*TASK REQUIREMENTS*.
The material below includes pictures; leave them out and return only the lines between the line containing "Generate a component" and the line containing "const greenTailN = [1, 1]", inclusive, word for word.

*DATA EXCERPTS*.
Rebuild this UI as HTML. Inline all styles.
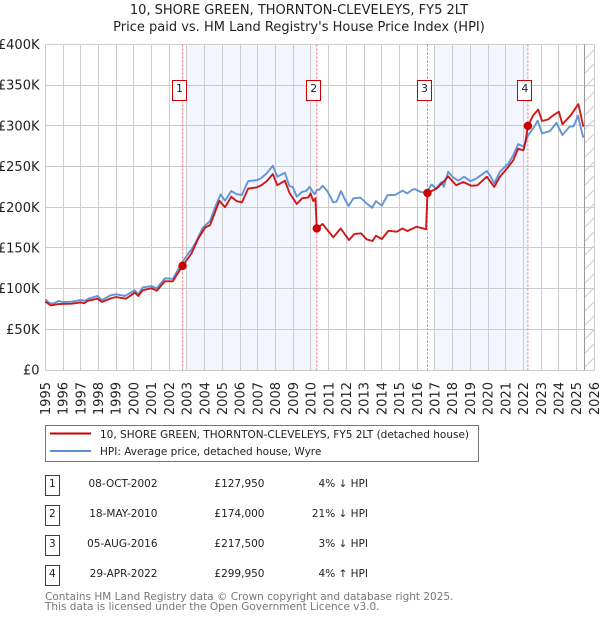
<!DOCTYPE html>
<html lang="en">
<head>
<meta charset="utf-8">
<title>10, SHORE GREEN, THORNTON-CLEVELEYS, FY5 2LT</title>
<style>
html,body{margin:0;padding:0;background:#fff;width:600px;height:620px;overflow:hidden}
svg{display:block}
text{font-family:"DejaVu Sans",sans-serif;fill:#222}
</style>
</head>
<body>
<svg id="chart" xmlns="http://www.w3.org/2000/svg" width="600" height="620" viewBox="0 0 600 620">
  <defs>
    <pattern id="hatch" patternUnits="userSpaceOnUse" width="14" height="14">
      <path d="M-1 15 L15 -1 M-8 8 L8 -8 M6 22 L22 6" stroke="#ccc" stroke-width="1" fill="none"/>
    </pattern>
  </defs>
  <text x="299" y="14" text-anchor="middle" font-size="13">10, SHORE GREEN, THORNTON-CLEVELEYS, FY5 2LT</text>
  <text x="299" y="31" text-anchor="middle" font-size="13">Price paid vs. HM Land Registry's House Price Index (HPI)</text>
  <g id="plot"></g>

  <g>
    <rect x="45.5" y="425.5" width="433" height="36" fill="#fff" stroke="#777" stroke-width="1"/>
    <line x1="50" x2="91" y1="433.5" y2="433.5" stroke="#cc0000" stroke-width="2"/>
    <text x="100" y="438" font-size="10.5">10, SHORE GREEN, THORNTON-CLEVELEYS, FY5 2LT (detached house)</text>
    <line x1="50" x2="91" y1="451" y2="451" stroke="#5b8fd4" stroke-width="2"/>
    <text x="100" y="455" font-size="10.5">HPI: Average price, detached house, Wyre</text>
  </g>

  <g font-size="10.5">
    <g>
      <rect x="45.5" y="475.5" width="14" height="20" fill="#fff" stroke="#cc0000"/>
      <text x="52.3" y="487" text-anchor="middle">1</text>
      <text x="157.5" y="487" text-anchor="end">08-OCT-2002</text>
      <text x="264.5" y="487" text-anchor="end">£127,950</text>
      <text x="368" y="487" text-anchor="end">4% ↓ HPI</text>
    </g>
    <g>
      <rect x="45.5" y="505.5" width="14" height="20" fill="#fff" stroke="#cc0000"/>
      <text x="52.3" y="517" text-anchor="middle">2</text>
      <text x="157.5" y="517" text-anchor="end">18-MAY-2010</text>
      <text x="264.5" y="517" text-anchor="end">£174,000</text>
      <text x="368" y="517" text-anchor="end">21% ↓ HPI</text>
    </g>
    <g>
      <rect x="45.5" y="535.5" width="14" height="20" fill="#fff" stroke="#cc0000"/>
      <text x="52.3" y="547" text-anchor="middle">3</text>
      <text x="157.5" y="547" text-anchor="end">05-AUG-2016</text>
      <text x="264.5" y="547" text-anchor="end">£217,500</text>
      <text x="368" y="547" text-anchor="end">3% ↓ HPI</text>
    </g>
    <g>
      <rect x="45.5" y="565.5" width="14" height="20" fill="#fff" stroke="#cc0000"/>
      <text x="52.3" y="577" text-anchor="middle">4</text>
      <text x="157.5" y="577" text-anchor="end">29-APR-2022</text>
      <text x="264.5" y="577" text-anchor="end">£299,950</text>
      <text x="368" y="577" text-anchor="end">4% ↑ HPI</text>
    </g>
  </g>

  <text x="45" y="600" font-size="10.5" style="fill:#777">Contains HM Land Registry data © Crown copyright and database right 2025.</text>
  <text x="45" y="610" font-size="10.5" style="fill:#777">This data is licensed under the Open Government Licence v3.0.</text>
</svg>
<script>
var yearTicks = [1995,1996,1997,1998,1999,2000,2001,2002,2003,2004,2005,2006,2007,2008,2009,2010,2011,2012,2013,2014,2015,2016,2017,2018,2019,2020,2021,2022,2023,2024,2025,2026];
var priceTicks = [0,50,100,150,200,250,300,350,400];
var priceTickLabels = ['£0','£50K','£100K','£150K','£200K','£250K','£300K','£350K','£400K'];

var hpiTimes = [1995,1995.25,1995.5,1995.75,1996,1996.5,1997,1997.2,1997.5,1997.95,1998.2,1998.7,1999,1999.5,2000.05,2000.25,2000.5,2001,2001.3,2001.75,2002.2,2002.75,2003,2003.25,2003.5,2003.9,2004.3,2004.6,2004.9,2005.15,2005.5,2005.8,2006.1,2006.45,2006.97,2007.2,2007.5,2007.85,2008.1,2008.53,2008.78,2008.97,2009.2,2009.5,2009.73,2009.92,2010.2,2010.33,2010.47,2010.66,2010.92,2011.26,2011.45,2011.7,2011.93,2012.13,2012.4,2012.8,2013.14,2013.46,2013.67,2014,2014.33,2014.75,2015.17,2015.44,2015.69,2015.87,2016.2,2016.5,2016.82,2017.06,2017.38,2017.5,2017.75,2018.03,2018.32,2018.64,2019,2019.35,2019.93,2020.1,2020.35,2020.67,2021.15,2021.43,2021.7,2022.03,2022.25,2022.55,2022.8,2023.05,2023.5,2023.86,2024.2,2024.6,2024.83,2025.08,2025.2,2025.38];
var hpiValues = [87,82,82,84.8,83.5,83.9,86,85,88,91,86,92,93,91,98,93,101.5,103,100.5,112.6,112,133,141,148,157,175,183,200.6,215.8,208,220,216,215,232,233.4,236,241.6,251,237.5,242.4,226,225,213,219,220,225,216,221,221.5,226.5,220,206,207,220,209,201.5,211,211.7,204.8,199.4,207.6,202,215,215,220.3,217,221,222.4,218.7,218,228,223,231,225,243.6,236.6,232.6,237.5,232,235.5,244.5,239.6,229.4,243.6,253.9,264,277.6,274.3,288,297,306.3,290.8,293.6,303.8,288.7,299,299.5,312.4,301,285.4];

var paidTimes = [1995,1995.3,1995.75,1996.5,1997,1997.2,1997.4,1997.95,1998.2,1998.7,1999,1999.55,2000.05,2000.25,2000.5,2001,2001.3,2001.75,2002.2,2002.75,2003.25,2003.64,2004.02,2004.3,2004.83,2005.15,2005.5,2005.8,2006.1,2006.46,2006.93,2007.2,2007.5,2007.85,2008.1,2008.53,2008.78,2009.2,2009.5,2009.85,2009.98,2010.13,2010.25,2010.33,2010.66,2011.26,2011.68,2012.15,2012.44,2012.83,2013.14,2013.48,2013.67,2014,2014.37,2014.85,2015.17,2015.44,2015.97,2016.5,2016.58,2017.1,2017.47,2017.75,2018.2,2018.6,2019.05,2019.4,2019.93,2020.35,2020.67,2021.15,2021.43,2021.7,2022,2022.13,2022.25,2022.55,2022.83,2023.05,2023.4,2023.68,2024,2024.2,2024.67,2025.1,2025.38];
var paidValues = [84,79.4,81,81.5,83,82,85,87.6,83.5,88,89.7,87.6,95,91,98,100.4,97.4,109,109,127.95,143,161.8,175,178,208,200,213,207.6,206,223,224.4,227,232,240.8,227,232.6,218,204,211,212,217,207.6,211,174,179.4,163,174,159.7,167,168,160.6,158.5,165,161,171,170,174,170.8,176,173,217.5,223,231,238,227,231,226.4,227,237.5,225,237.5,249.8,258,272,270,282.5,299.95,313,320,306,308,313,317.4,302,313,326.8,299];

var saleNumbers = ['1','2','3','4'];
var saleTimes = [2002.75,2010.33,2016.58,2022.25];
var salePrices = [127.95,174,217.5,299.95];
var shadeStarts = [2003,2017];
var shadeEnds = [2010.33,2022.25];
var dataEndYear = 2025.47;

var NS = 'http://www.w3.org/2000/svg';
var plot = document.getElementById('plot');
var LEFT = 45.3, RIGHT = 594.3, TOP = 44.5, BOTTOM = 370;

function xScale(t){ return LEFT + (t - 1995) * (RIGHT - LEFT) / 31; }
function yScale(v){ return BOTTOM - v * (BOTTOM - TOP) / 400; }
function crisp(p){ return Math.floor(p) + 0.5; }
function make(tag, attrs){
  var el = document.createElementNS(NS, tag);
  for (var k in attrs) el.setAttribute(k, attrs[k]);
  plot.appendChild(el);
  return el;
}
function pathFrom(times, values){
  var d = '';
  for (var i = 0; i < times.length; i++){
    d += (i ? 'L' : 'M') + xScale(times[i]).toFixed(2) + ' ' + yScale(values[i]).toFixed(2);
  }
  return d;
}

shadeStarts.forEach(function(s, i){
  var el = make('rect', {x:xScale(s), y:TOP, width:xScale(shadeEnds[i]) - xScale(s), height:BOTTOM - TOP, fill:'#f3f6fe'});
  
  
});

priceTicks.forEach(function(v, i){
  var y = crisp(yScale(v));
  var gl = make('line', {x1:crisp(LEFT), x2:crisp(RIGHT), y1:y, y2:y, stroke:'#cccccc', 'stroke-width':1});
  
  
  var tx = make('text', {x:39.5, y:yScale(v) + 4.5, 'text-anchor':'end', 'font-size':13});
  
  
  tx.textContent = priceTickLabels[i];
});

yearTicks.forEach(function(yr){
  var x = crisp(xScale(yr));
  var gl = make('line', {x1:x, x2:x, y1:TOP, y2:BOTTOM + 0.5, stroke:'#cccccc', 'stroke-width':1});
  
  
  var px = xScale(yr) + 4.6;
  var tx = make('text', {x:px, y:382, 'text-anchor':'end', 'font-size':13, transform:'rotate(-90 ' + px + ' 382)'});
  
  
  tx.textContent = yr;
});

var hatchRect = make('rect', {x:xScale(dataEndYear), y:TOP, width:RIGHT - xScale(dataEndYear), height:BOTTOM - TOP, fill:'url(#hatch)'});


var endLine = make('line', {x1:crisp(xScale(dataEndYear)), x2:crisp(xScale(dataEndYear)), y1:TOP, y2:BOTTOM, stroke:'#999999', 'stroke-width':1});



saleTimes.forEach(function(t){
  var dl = make('line', {x1:xScale(t), x2:xScale(t), y1:TOP, y2:BOTTOM, stroke:'#ff6666', 'stroke-width':1, 'stroke-dasharray':'2 2'});
  
  
});

var hpiLine = make('path', {d:pathFrom(hpiTimes, hpiValues), fill:'none', stroke:'#5b8fd4', 'stroke-width':1.9, 'stroke-linejoin':'round', opacity:0.95});


var paidLine = make('path', {d:pathFrom(paidTimes, paidValues), fill:'none', stroke:'#cc0000', 'stroke-width':1.9, 'stroke-linejoin':'round', opacity:0.9});



saleTimes.forEach(function(t, i){
  var dot = make('circle', {cx:xScale(t), cy:yScale(salePrices[i]), r:4.2, fill:'#cc0000'});
  
  
  var cx = xScale(t) - 3;
  var box = make('rect', {x:crisp(cx - 7), y:80.5, width:14, height:20, fill:'#fff', stroke:'#cc0000', 'stroke-width':1});
  
  
  var lab = make('text', {x:cx, y:92, 'text-anchor':'middle', 'font-size':11});
  
  
  lab.textContent = saleNumbers[i];
});
</script>
</body>
</html>
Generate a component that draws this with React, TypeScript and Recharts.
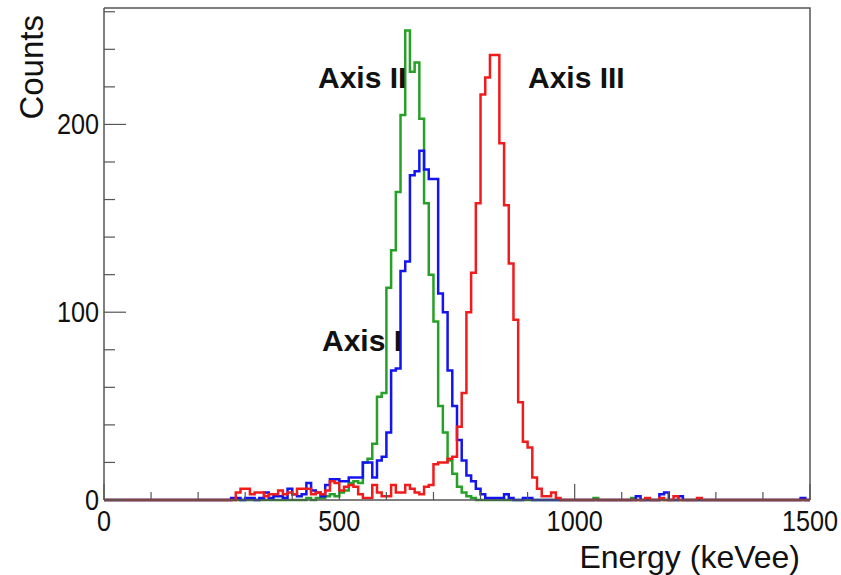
import { LineChart, Line, XAxis, YAxis } from 'recharts'

// histogram bins, 10 keVee wide; each array starts at the given energy
const BIN = 10

const greenStart = 420
const greenCounts = [
  0, 1, 0, 1, 1, 2, 3, 2, 4, 5, 9, 10, 9, 20, 22, 30, 55, 57, 113, 133,
  164, 205, 250, 228, 233, 203, 158, 120, 95, 50, 36, 21, 14, 7, 4, 2, 1, 0,
]

const blueStart = 270
const blueCounts = [
  1, 1, 0, 1, 1, 0, 1, 4, 1, 2, 2, 1, 6, 3, 2, 3, 9, 5, 4, 2,
  8, 11, 11, 10, 10, 12, 12, 12, 20, 20, 12, 21, 23, 36, 69, 70, 122, 127, 173, 175,
  186, 176, 171, 171, 110, 100, 69, 50, 32, 21, 13, 10, 6, 3, 1, 1, 1, 1, 3, 1,
  0, 0, 1, 1, 0, 0, 0, 0,
]

const redStart = 270
const redCounts = [
  0, 4, 6, 6, 3, 4, 4, 2, 3, 3, 5, 3, 4, 3, 6, 6, 6, 3, 4, 3,
  5, 10, 9, 5, 7, 8, 7, 3, 1, 1, 8, 4, 2, 2, 8, 4, 4, 8, 6, 4,
  3, 7, 8, 19, 20, 20, 22, 23, 39, 57, 100, 121, 158, 216, 225, 237, 237, 190, 157, 126,
  96, 52, 31, 28, 12, 6, 2, 2, 4, 1, 0,
]

// a few isolated counts in the high-energy tail
const blueTailE = [1130, 1180, 1190, 1220, 1480]
const blueTailN = [2, 3, 4, 2, 1]
const redTailE = [1150, 1180, 1210, 1260]
const redTailN = [1, 1, 2, 1]
const greenTailE = [1040, 1120]
const greenTailN = [1, 1]

const xTicks = [0, 100, 200, 300, 400, 500, 600, 700, 800, 900, 1000, 1100, 1200, 1300, 1400, 1500]
const yTicks = [0, 20, 40, 60, 80, 100, 120, 140, 160, 180, 200, 220, 240, 260]
const xMajor = [0, 500, 1000, 1500]
const yMajor = [0, 100, 200]

const countAt = (start: number, counts: number[], tailE: number[], tailN: number[], e: number) => {
  const i = (e - start) / BIN
  if (i >= 0 && i < counts.length) return counts[i]
  const t = tailE.indexOf(e)
  return t >= 0 ? tailN[t] : 0
}

const data: { e: number; green: number; blue: number; red: number }[] = []
for (let e = 0; e <= 1500; e += BIN) {
  data.push({
    e,
    green: countAt(greenStart, greenCounts, greenTailE, greenTailN, e),
    blue: countAt(blueStart, blueCounts, blueTailE, blueTailN, e),
    red: countAt(redStart, redCounts, redTailE, redTailN, e),
  })
}

const W = 841
const H = 575
const LEFT = 104
const RIGHT = 810
const TOP = 8
const BOTTOM = 500
const AXIS = '#555'
const FONT = '"Liberation Sans", Arial, Helvetica, sans-serif'

// tick labels are a bit narrow in the original, so squeeze them horizontally
const XTick = ({ x, payload }: any) => {
  const major = xMajor.includes(payload.value)
  return (
    <g>
      <line x1={x} x2={x} y1={BOTTOM} y2={BOTTOM - (major ? 16 : 8)} stroke={AXIS} strokeWidth={1.2} />
      {major && (
        <text
          transform={`translate(${x},${BOTTOM + 31}) scale(0.87,1)`}
          textAnchor="middle"
          fontSize={29}
          fontFamily={FONT}
          fill="#111"
        >
          {payload.value}
        </text>
      )}
    </g>
  )
}

const YTick = ({ y, payload }: any) => {
  const major = yMajor.includes(payload.value)
  return (
    <g>
      <line x1={LEFT} x2={LEFT + (major ? 22 : 11)} y1={y} y2={y} stroke={AXIS} strokeWidth={1.2} />
      {major && (
        <text
          transform={`translate(${LEFT - 5},${y + 10}) scale(0.87,1)`}
          textAnchor="end"
          fontSize={29}
          fontFamily={FONT}
          fill="#111"
        >
          {payload.value}
        </text>
      )}
    </g>
  )
}

export default function App() {
  return (
    <div style={{ position: 'absolute', left: 0, top: 0, width: W, height: H, background: '#fff' }}>
      <LineChart
        width={W}
        height={H}
        data={data}
        margin={{ top: TOP, right: W - RIGHT, bottom: 0, left: 0 }}
      >
        <XAxis
          dataKey="e"
          type="number"
          domain={[0, 1500]}
          ticks={xTicks}
          interval={0}
          tick={<XTick />}
          tickSize={0}
          tickLine={false}
          height={H - BOTTOM}
          axisLine={{ stroke: AXIS, strokeWidth: 1.5 }}
        />
        <YAxis
          type="number"
          domain={[0, 262]}
          ticks={yTicks}
          interval={0}
          tick={<YTick />}
          tickSize={0}
          tickLine={false}
          width={LEFT}
          axisLine={{ stroke: AXIS, strokeWidth: 1.5 }}
        />
        <Line type="stepAfter" dataKey="green" stroke="#27a027" strokeWidth={2.5} dot={false} isAnimationActive={false} />
        <Line type="stepAfter" dataKey="blue" stroke="#1414ee" strokeWidth={2.5} dot={false} isAnimationActive={false} />
        <Line type="stepAfter" dataKey="red" stroke="#f01c1c" strokeWidth={2.5} dot={false} isAnimationActive={false} />
      </LineChart>
      <svg
        width={W}
        height={H}
        style={{ position: 'absolute', left: 0, top: 0, pointerEvents: 'none' }}
        fontFamily={FONT}
      >
        <polyline points={`${LEFT},${TOP} ${RIGHT},${TOP} ${RIGHT},${BOTTOM}`} fill="none" stroke={AXIS} strokeWidth={1.5} />
        <text transform={`translate(43,15) rotate(-90)`} textAnchor="end" fontSize={33} fill="#111">
          Counts
        </text>
        <text x={800} y={568} textAnchor="end" fontSize={32} fill="#111">
          Energy (keVee)
        </text>
        <text x={318} y={88} fontSize={30} fontWeight="bold" fill="#111">
          Axis II
        </text>
        <text x={528} y={88} fontSize={30} fontWeight="bold" fill="#111">
          Axis III
        </text>
        <text x={322} y={351} fontSize={30} fontWeight="bold" fill="#111">
          Axis I
        </text>
      </svg>
    </div>
  )
}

*RESULT OF THE TASK*.
Generate a component that draws this with React, TypeScript and Recharts.
import { LineChart, Line, XAxis, YAxis } from 'recharts'

// histogram bins, 10 keVee wide; each array starts at the given energy
const BIN = 10

const greenStart = 420
const greenCounts = [
  0, 1, 0, 1, 1, 2, 3, 2, 4, 5, 9, 10, 9, 20, 22, 30, 55, 57, 113, 133,
  164, 205, 250, 228, 233, 203, 158, 120, 95, 50, 36, 21, 14, 7, 4, 2, 1, 0,
]

const blueStart = 270
const blueCounts = [
  1, 1, 0, 1, 1, 0, 1, 4, 1, 2, 2, 1, 6, 3, 2, 3, 9, 5, 4, 2,
  8, 11, 11, 10, 10, 12, 12, 12, 20, 20, 12, 21, 23, 36, 69, 70, 122, 127, 173, 175,
  186, 176, 171, 171, 110, 100, 69, 50, 32, 21, 13, 10, 6, 3, 1, 1, 1, 1, 3, 1,
  0, 0, 1, 1, 0, 0, 0, 0,
]

const redStart = 270
const redCounts = [
  0, 4, 6, 6, 3, 4, 4, 2, 3, 3, 5, 3, 4, 3, 6, 6, 6, 3, 4, 3,
  5, 10, 9, 5, 7, 8, 7, 3, 1, 1, 8, 4, 2, 2, 8, 4, 4, 8, 6, 4,
  3, 7, 8, 19, 20, 20, 22, 23, 39, 57, 100, 121, 158, 216, 225, 237, 237, 190, 157, 126,
  96, 52, 31, 28, 12, 6, 2, 2, 4, 1, 0,
]

// a few isolated counts in the high-energy tail
const blueTailE = [1130, 1180, 1190, 1220, 1480]
const blueTailN = [2, 3, 4, 2, 1]
const redTailE = [1150, 1180, 1210, 1260]
const redTailN = [1, 1, 2, 1]
const greenTailE = [1040, 1120]
const greenTailN = [1, 1]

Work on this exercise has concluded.